Digital Footprint: Online Data Exposure Explained

In-depth explanation of digital footprints, how personal data accumulates online, the security risks created by online exposure, and how attackers exploit publicly available information.

Overview

A digital footprint represents the collection of data traces individuals or organizations leave behind while interacting with digital systems and online services. These traces accumulate across websites, social platforms, cloud services, applications, and network infrastructure, gradually forming a detailed record of online behavior.

Unlike traditional personal records, digital footprints grow continuously as new information is created, shared, indexed, or stored by external services. Even small interactions—such as creating accounts, posting messages, subscribing to newsletters, or installing applications—can contribute to this expanding dataset.

From a cybersecurity perspective, digital footprints matter because they create information exposure surfaces that adversaries can analyze. Attackers frequently collect publicly available data in preparation for social engineering campaigns, identity theft, or targeted intrusion attempts.


Types of Digital Footprints

Digital footprints generally fall into two major categories depending on how the information is created and shared.

Type Description
Active footprint Data intentionally shared by users, such as social media posts, online profiles, or forum messages
Passive footprint Information collected automatically by systems, including browsing metadata, device identifiers, and tracking cookies

Active footprints are easier to identify because they involve visible user actions. Passive footprints, on the other hand, accumulate quietly through analytics systems, advertising networks, and telemetry data collected by websites and applications.

Both forms contribute to the overall exposure of personal information across the internet.


How Digital Footprints Are Collected

Many users underestimate how widely their digital information spreads once it enters online systems. Data may be collected through several channels simultaneously.

Common sources include:

  • social media profiles and public posts
  • online forum discussions and comment sections
  • domain registration records and business listings
  • browsing metadata gathered through cookies and trackers
  • leaked databases from data breaches or compromised services

In addition, attackers often analyze open sources such as company websites, professional networks, or archived web content. These methods fall within reconnaissance practices often used before conducting phishing attacks or other deception campaigns.


Why Digital Footprints Matter in Cybersecurity

Digital footprints provide attackers with valuable context about potential targets. Even seemingly harmless information can reveal details about personal routines, professional roles, or system environments.

Adversaries may combine fragments of publicly available data to construct a much broader intelligence profile. This information can support several types of attacks:

Attack Use Explanation
Targeted phishing Messages tailored using personal details to appear legitimate
Account takeover Discovering usernames or password hints
Identity impersonation Replicating personal or professional profiles
Corporate reconnaissance Mapping employee roles and internal systems

Many advanced attacks begin with information gathering before any malicious activity occurs.

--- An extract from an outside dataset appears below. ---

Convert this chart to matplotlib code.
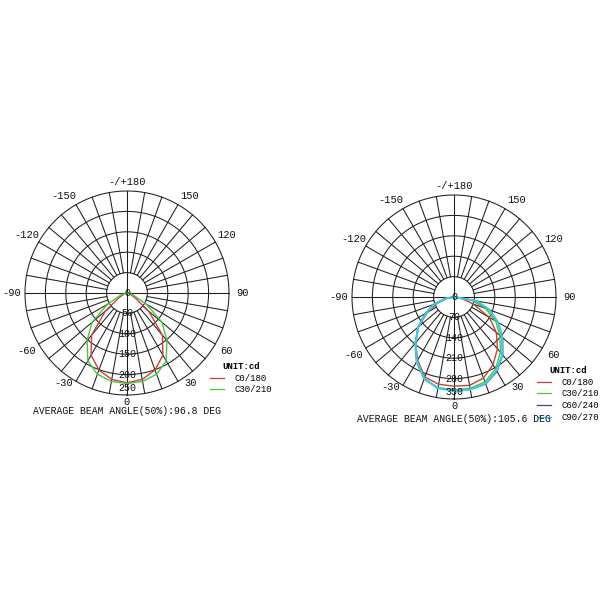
"""
Photometric polar diagrams (luminous intensity distribution) for two luminaires.
"""

import numpy as np
import matplotlib
matplotlib.use("Agg")
import matplotlib.pyplot as plt

plt.rcParams['font.family'] = ['Liberation Mono', 'DejaVu Sans Mono']

# gamma angles in degrees, 0 = straight down, positive toward the "30 / 60 / 90" side
angles = [-90, -80, -70, -60, -50, -40, -30, -20, -10, 0, 10, 20, 30, 40, 50, 60, 70, 80, 90]

# left luminaire, intensity in cd
left_c0_180 = [0, 3, 8, 22, 70, 135, 176, 201, 215, 220, 215, 201, 176, 135, 70, 22, 8, 3, 0]
left_c30_210 = [0, 5, 18, 55, 112, 152, 192, 212, 220, 222, 220, 212, 192, 152, 112, 55, 18, 5, 0]

# right luminaire, intensity in cd
right_c0_180 = [0, 22, 60, 105, 160, 205, 250, 292, 304, 306, 308, 296, 268, 232, 190, 140, 70, 25, 0]
right_c30_210 = [0, 32, 75, 115, 162, 208, 258, 300, 316, 318, 318, 310, 285, 248, 205, 165, 115, 60, 0]
right_c60_240 = [0, 30, 70, 112, 160, 205, 255, 298, 318, 320, 322, 318, 295, 260, 218, 175, 128, 75, 0]
right_c90_270 = [0, 30, 72, 110, 160, 205, 255, 298, 318, 322, 322, 316, 292, 258, 215, 175, 130, 80, 0]

left_rings = [50, 100, 150, 200, 250]
right_rings = [70, 140, 210, 280, 350]

angle_ticks = [0, 30, 60, 90, 120, 150, 180, -150, -120, -90, -60, -30]
angle_labels = ['0', '30', '60', '90', '120', '150', '-/+180', '-150', '-120', '-90', '-60', '-30']

left_title = "AVERAGE BEAM ANGLE(50%):96.8 DEG"
right_title = "AVERAGE BEAM ANGLE(50%):105.6 DEG"

GRID = '#1e1e1e'


def label_spot(a):
    """Where an angle label sits: (angle deg, radius as fraction of outer ring)."""
    if a == 0:
        return 0, 1.07
    if abs(a) == 30:
        return np.sign(a) * 35, 1.08
    if abs(a) == 180:
        return 180, 1.09
    if abs(a) == 150:
        return np.sign(a) * 147, 1.13
    return a, 1.13


def draw_diagram(ax, rings, series, title, title_y, legend_xy):
    rmax = rings[-1]
    ax.set_theta_zero_location('S')
    ax.set_theta_direction(1)
    ax.set_ylim(0, rmax)
    ax.axis('off')

    # rings
    th = np.linspace(0, 2 * np.pi, 721)
    for r in rings:
        ax.plot(th, np.full_like(th, r), color=GRID, lw=0.75, clip_on=False)

    # spokes every 10 deg, main axes go through the centre
    for a in range(0, 360, 10):
        r0 = 0 if a % 90 == 0 else rings[0]
        ax.plot([np.radians(a)] * 2, [r0, rmax], color=GRID, lw=0.75, clip_on=False)

    # angle labels
    for a, lab in zip(angle_ticks, angle_labels):
        pa, pr = label_spot(a)
        ax.text(np.radians(pa), pr * rmax, lab, ha='center', va='center',
                fontsize=7.5, color='#111111', clip_on=False)

    # intensity curves
    th_data = np.radians(angles)
    for name, vals, col, lw in series:
        ax.plot(th_data, vals, color=col, lw=lw, label=name, clip_on=False)

    # intensity labels along the 0 deg axis
    ax.text(0, 0, '0', ha='center', va='center', fontsize=7.2, color='#111111')
    for r in rings:
        rr = r if r != rmax else r * 0.93
        ax.text(0, rr, str(r), ha='center', va='center', fontsize=7.2, color='#111111')

    fig.text(ax.get_position().x0 + ax.get_position().width / 2, title_y, title,
             ha='center', va='center', fontsize=7, color='#111111')

    leg = ax.legend(loc='upper left', bbox_to_anchor=legend_xy,
                    bbox_transform=fig.transFigure, frameon=False,
                    title='UNIT:cd', fontsize=6.5, title_fontsize=6.5,
                    handlelength=1.5, handletextpad=1.2, labelspacing=0.3,
                    borderpad=0, borderaxespad=0)
    leg.get_title().set_fontweight('bold')
    for line in leg.get_lines():
        line.set_linewidth(0.9)


fig = plt.figure(figsize=(6, 6), dpi=100)

# left diagram: centre (127, 293) px, outer radius 102 px
ax1 = fig.add_axes([25 / 600, 1 - 395 / 600, 204 / 600, 204 / 600], projection='polar')
draw_diagram(ax1, left_rings,
             [('C0/180', left_c0_180, '#d03c3c', 1.0),
              ('C30/210', left_c30_210, '#3fcc3f', 1.0)],
             left_title, 1 - 411 / 600, (210 / 600, 1 - 362 / 600))

# right diagram: centre (454, 297) px
ax2 = fig.add_axes([352 / 600, 1 - 399 / 600, 204 / 600, 204 / 600], projection='polar')
draw_diagram(ax2, right_rings,
             [('C0/180', right_c0_180, '#d03c3c', 1.0),
              ('C30/210', right_c30_210, '#3fcc3f', 1.0),
              ('C60/240', right_c60_240, '#4a3f8f', 1.0),
              ('C90/270', right_c90_270, '#38cce6', 1.5)],
             right_title, 1 - 419 / 600, (537 / 600, 1 - 366 / 600))

fig.savefig('out.png', dpi=100, facecolor='white')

By studying digital footprints, attackers improve the credibility of their deception techniques.


Digital Footprints and Social Engineering

Digital footprint analysis is frequently used in preparation for social engineering operations. When attackers understand how individuals communicate online, they can design messages that feel authentic and persuasive.

For example, criminals may identify recent travel posts, job updates, or professional connections on social platforms. These details can later appear in fraudulent messages, increasing the likelihood that victims will trust the communication.

Similar techniques appear in scams such as impersonation scams and romance scams, where attackers gradually build credibility using publicly accessible personal information.


Reducing Digital Footprint Exposure

Completely eliminating digital footprints is not realistic for individuals who regularly interact with online services. However, exposure can be significantly reduced through careful management of shared information.

Some practical strategies include:

  • reviewing privacy settings across social media platforms
  • removing outdated public profiles and accounts
  • limiting personal details shared in public discussions
  • avoiding unnecessary application permissions
  • adopting data minimization practices when sharing information online

These steps reduce the amount of data available to attackers conducting reconnaissance activities.


Analytical Perspective

Digital footprints have become an unavoidable by-product of modern digital life. Every online interaction leaves small fragments of information distributed across multiple platforms and services.

While most of this data appears harmless in isolation, the combined dataset can reveal detailed behavioral patterns. Attackers increasingly rely on open-source intelligence gathered from digital footprints to design highly convincing deception campaigns.

Understanding how digital footprints form—and how they are analyzed—helps individuals and organizations recognize the importance of managing online exposure and limiting unnecessary data sharing.